> **WRITTEN INSTRUCTION**: Include the line containing "import plotly.graph_objects as go" and all lines before it, repeated exactly from the listing below, without pictures.

-.-.-

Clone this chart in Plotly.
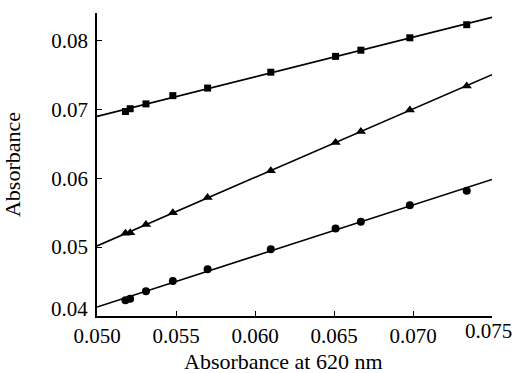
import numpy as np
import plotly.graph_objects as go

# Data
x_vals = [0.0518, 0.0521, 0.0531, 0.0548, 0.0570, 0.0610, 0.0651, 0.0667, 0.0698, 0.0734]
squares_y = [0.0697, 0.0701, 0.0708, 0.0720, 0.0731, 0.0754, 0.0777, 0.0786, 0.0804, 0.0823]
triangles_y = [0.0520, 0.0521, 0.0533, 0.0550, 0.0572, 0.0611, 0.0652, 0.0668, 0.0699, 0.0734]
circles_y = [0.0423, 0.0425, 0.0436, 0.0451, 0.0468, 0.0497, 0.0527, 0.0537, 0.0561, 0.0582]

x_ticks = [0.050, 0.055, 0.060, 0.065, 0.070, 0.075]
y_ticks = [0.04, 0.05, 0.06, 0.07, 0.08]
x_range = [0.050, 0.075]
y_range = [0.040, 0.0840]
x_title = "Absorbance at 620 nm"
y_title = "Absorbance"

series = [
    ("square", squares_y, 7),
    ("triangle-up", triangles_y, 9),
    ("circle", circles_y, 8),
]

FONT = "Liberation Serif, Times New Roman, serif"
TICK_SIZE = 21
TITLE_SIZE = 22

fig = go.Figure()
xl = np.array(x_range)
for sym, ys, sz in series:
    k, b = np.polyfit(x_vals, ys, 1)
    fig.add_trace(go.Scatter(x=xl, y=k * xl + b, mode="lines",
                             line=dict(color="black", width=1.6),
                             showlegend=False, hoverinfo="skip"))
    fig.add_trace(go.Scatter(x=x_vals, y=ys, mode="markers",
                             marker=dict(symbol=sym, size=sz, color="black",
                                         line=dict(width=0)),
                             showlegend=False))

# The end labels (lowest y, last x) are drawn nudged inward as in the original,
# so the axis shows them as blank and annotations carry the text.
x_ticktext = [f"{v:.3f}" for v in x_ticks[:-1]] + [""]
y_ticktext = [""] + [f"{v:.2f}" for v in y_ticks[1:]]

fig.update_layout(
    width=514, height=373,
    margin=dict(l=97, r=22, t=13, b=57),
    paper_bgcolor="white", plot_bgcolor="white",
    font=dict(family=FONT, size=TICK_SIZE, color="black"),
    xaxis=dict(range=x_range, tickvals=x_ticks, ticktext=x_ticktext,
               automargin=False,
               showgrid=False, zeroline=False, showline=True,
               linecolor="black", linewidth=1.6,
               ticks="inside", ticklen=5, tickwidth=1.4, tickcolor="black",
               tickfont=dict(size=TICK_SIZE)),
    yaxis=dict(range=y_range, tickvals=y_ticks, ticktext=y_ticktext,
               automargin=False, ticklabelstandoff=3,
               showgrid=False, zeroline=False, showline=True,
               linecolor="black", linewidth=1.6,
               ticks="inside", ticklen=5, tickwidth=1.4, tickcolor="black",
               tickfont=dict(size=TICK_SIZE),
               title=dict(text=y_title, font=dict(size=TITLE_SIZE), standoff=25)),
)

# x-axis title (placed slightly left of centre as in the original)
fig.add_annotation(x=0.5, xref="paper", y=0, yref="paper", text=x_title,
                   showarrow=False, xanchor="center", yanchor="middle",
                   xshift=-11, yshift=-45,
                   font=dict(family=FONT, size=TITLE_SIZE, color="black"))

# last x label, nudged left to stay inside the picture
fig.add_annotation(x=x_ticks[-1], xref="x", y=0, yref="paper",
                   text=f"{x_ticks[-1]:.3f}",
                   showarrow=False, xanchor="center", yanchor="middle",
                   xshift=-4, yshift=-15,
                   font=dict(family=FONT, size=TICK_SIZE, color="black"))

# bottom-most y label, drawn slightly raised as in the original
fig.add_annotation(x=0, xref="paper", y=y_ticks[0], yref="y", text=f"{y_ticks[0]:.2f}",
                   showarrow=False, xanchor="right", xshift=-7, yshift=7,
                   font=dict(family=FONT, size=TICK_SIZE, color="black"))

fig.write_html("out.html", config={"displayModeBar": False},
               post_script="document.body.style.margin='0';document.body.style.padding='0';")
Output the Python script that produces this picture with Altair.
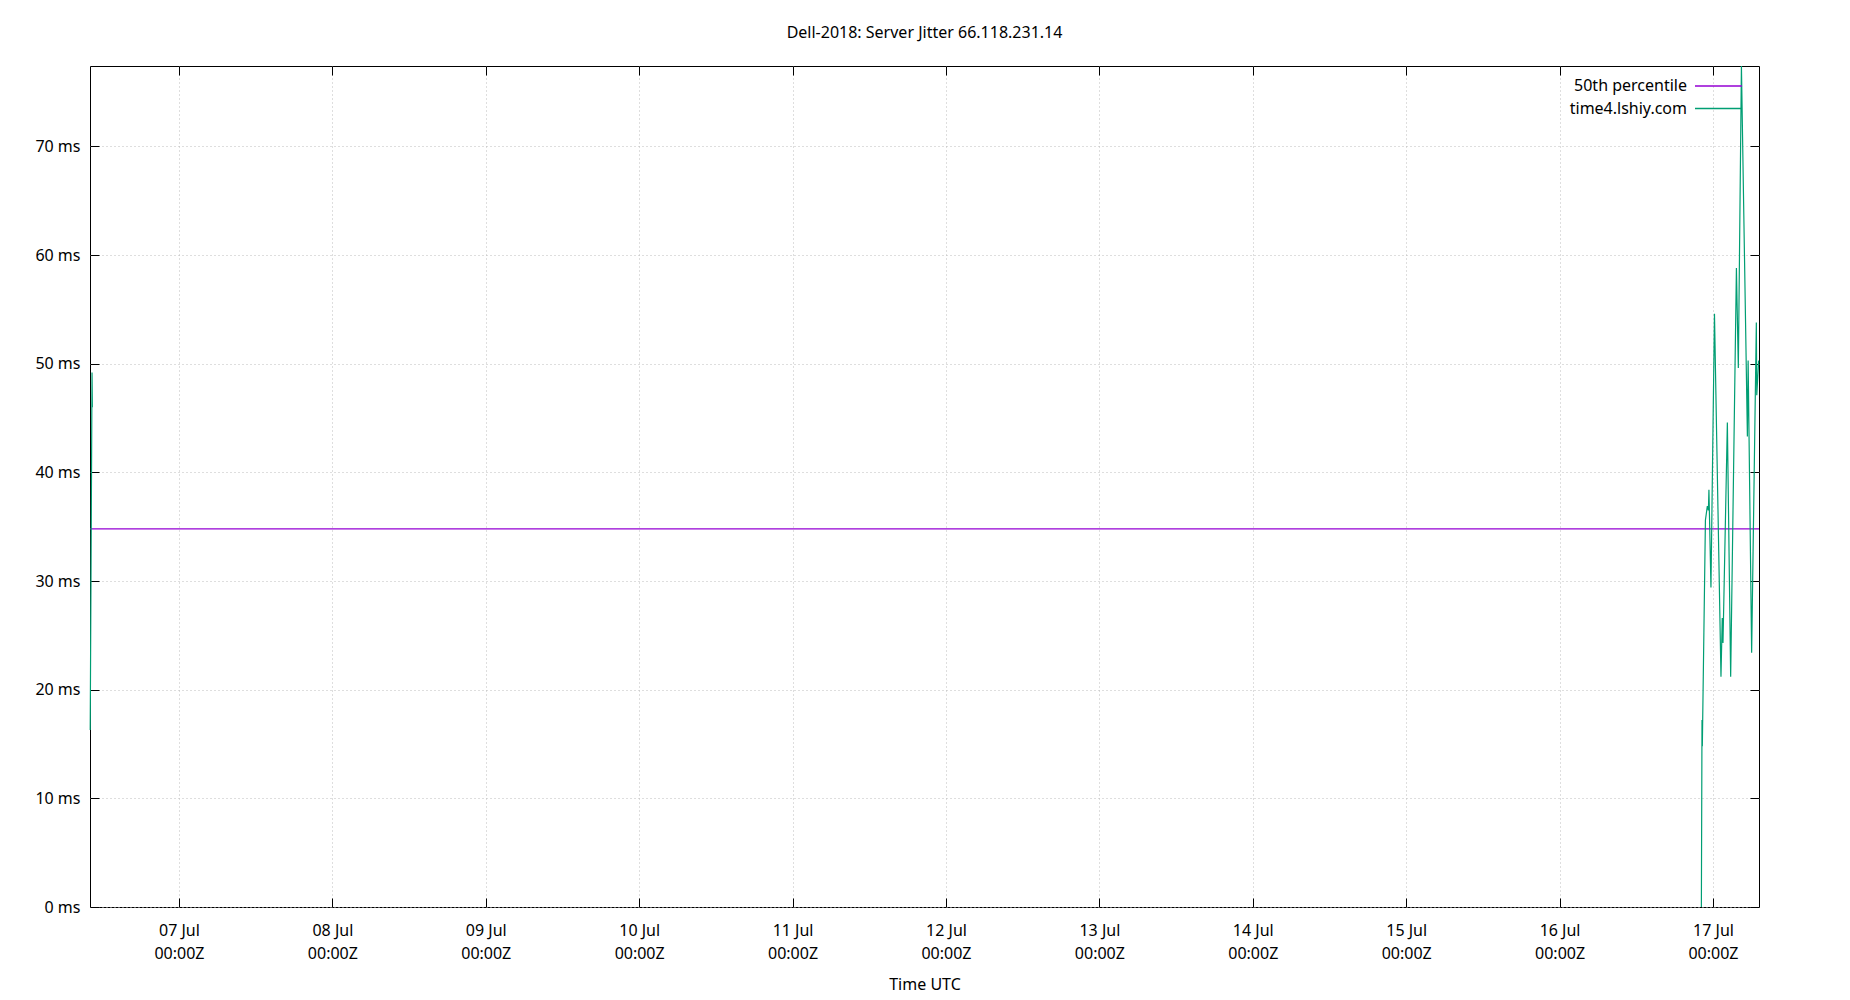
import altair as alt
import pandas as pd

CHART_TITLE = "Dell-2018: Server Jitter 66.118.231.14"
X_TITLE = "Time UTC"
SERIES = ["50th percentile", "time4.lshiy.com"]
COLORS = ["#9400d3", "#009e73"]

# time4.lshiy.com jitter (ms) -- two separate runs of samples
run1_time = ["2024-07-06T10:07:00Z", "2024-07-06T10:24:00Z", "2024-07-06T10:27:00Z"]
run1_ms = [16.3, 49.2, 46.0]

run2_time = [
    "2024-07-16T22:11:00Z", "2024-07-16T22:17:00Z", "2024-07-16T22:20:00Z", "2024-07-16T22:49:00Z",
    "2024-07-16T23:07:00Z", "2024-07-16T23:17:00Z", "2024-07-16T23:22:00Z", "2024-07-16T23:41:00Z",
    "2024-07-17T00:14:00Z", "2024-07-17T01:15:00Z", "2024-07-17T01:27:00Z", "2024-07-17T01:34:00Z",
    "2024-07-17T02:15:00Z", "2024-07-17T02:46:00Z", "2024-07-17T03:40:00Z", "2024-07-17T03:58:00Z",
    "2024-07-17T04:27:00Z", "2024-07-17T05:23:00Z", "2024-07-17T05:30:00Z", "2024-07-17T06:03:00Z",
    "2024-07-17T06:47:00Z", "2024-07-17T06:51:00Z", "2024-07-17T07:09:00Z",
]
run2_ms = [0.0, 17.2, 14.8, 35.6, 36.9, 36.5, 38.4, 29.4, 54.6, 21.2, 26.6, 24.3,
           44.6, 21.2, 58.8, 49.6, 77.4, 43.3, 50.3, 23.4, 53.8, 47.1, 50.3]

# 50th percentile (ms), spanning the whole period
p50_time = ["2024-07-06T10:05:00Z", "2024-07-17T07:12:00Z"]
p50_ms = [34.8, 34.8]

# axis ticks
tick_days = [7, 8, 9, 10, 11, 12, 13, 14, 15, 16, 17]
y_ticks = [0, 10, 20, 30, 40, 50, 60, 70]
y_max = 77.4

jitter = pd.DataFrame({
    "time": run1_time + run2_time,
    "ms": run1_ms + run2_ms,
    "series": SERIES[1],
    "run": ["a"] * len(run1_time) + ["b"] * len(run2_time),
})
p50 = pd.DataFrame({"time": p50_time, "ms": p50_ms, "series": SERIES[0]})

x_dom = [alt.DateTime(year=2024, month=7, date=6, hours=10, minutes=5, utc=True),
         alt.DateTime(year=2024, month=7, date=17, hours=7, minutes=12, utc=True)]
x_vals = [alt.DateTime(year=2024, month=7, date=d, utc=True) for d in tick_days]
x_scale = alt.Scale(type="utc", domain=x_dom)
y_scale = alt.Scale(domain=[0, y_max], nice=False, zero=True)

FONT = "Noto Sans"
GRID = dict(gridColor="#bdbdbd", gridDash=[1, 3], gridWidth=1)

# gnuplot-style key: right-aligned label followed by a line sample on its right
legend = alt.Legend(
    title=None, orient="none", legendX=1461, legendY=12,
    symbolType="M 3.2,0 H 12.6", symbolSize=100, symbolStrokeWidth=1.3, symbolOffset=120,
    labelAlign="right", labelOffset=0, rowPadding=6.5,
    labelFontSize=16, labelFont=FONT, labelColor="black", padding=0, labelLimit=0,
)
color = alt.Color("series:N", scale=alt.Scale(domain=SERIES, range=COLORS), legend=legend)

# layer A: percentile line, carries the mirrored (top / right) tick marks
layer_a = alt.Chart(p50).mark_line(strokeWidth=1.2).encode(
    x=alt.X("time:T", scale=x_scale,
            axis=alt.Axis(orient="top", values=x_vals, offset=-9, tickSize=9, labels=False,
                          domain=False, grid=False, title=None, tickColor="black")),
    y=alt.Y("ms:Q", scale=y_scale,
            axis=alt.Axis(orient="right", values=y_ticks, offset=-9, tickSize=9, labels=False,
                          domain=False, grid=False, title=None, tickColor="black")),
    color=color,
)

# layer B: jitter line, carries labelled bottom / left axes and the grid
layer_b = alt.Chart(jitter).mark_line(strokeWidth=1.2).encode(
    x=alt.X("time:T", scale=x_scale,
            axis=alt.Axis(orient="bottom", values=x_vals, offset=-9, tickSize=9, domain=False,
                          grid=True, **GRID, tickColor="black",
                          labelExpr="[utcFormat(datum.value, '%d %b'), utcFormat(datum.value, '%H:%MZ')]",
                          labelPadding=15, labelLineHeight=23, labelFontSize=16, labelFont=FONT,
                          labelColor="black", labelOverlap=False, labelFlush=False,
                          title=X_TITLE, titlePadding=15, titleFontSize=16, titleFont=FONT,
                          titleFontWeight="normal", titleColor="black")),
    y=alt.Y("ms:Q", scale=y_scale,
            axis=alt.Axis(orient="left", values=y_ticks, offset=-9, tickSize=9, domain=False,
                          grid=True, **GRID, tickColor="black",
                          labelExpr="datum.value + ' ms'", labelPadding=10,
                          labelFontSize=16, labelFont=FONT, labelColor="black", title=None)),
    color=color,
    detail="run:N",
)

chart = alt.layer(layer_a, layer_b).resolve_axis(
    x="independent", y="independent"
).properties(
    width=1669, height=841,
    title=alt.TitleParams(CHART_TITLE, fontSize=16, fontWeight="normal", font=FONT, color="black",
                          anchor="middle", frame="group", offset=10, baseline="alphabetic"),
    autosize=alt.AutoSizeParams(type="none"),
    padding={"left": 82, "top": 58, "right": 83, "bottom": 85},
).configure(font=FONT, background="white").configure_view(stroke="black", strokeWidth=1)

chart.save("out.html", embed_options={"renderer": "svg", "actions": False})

-.-.-

> **RESPONSE TO THE TASK**:
Clone this chart in Plotly.
import numpy as np
import plotly.graph_objects as go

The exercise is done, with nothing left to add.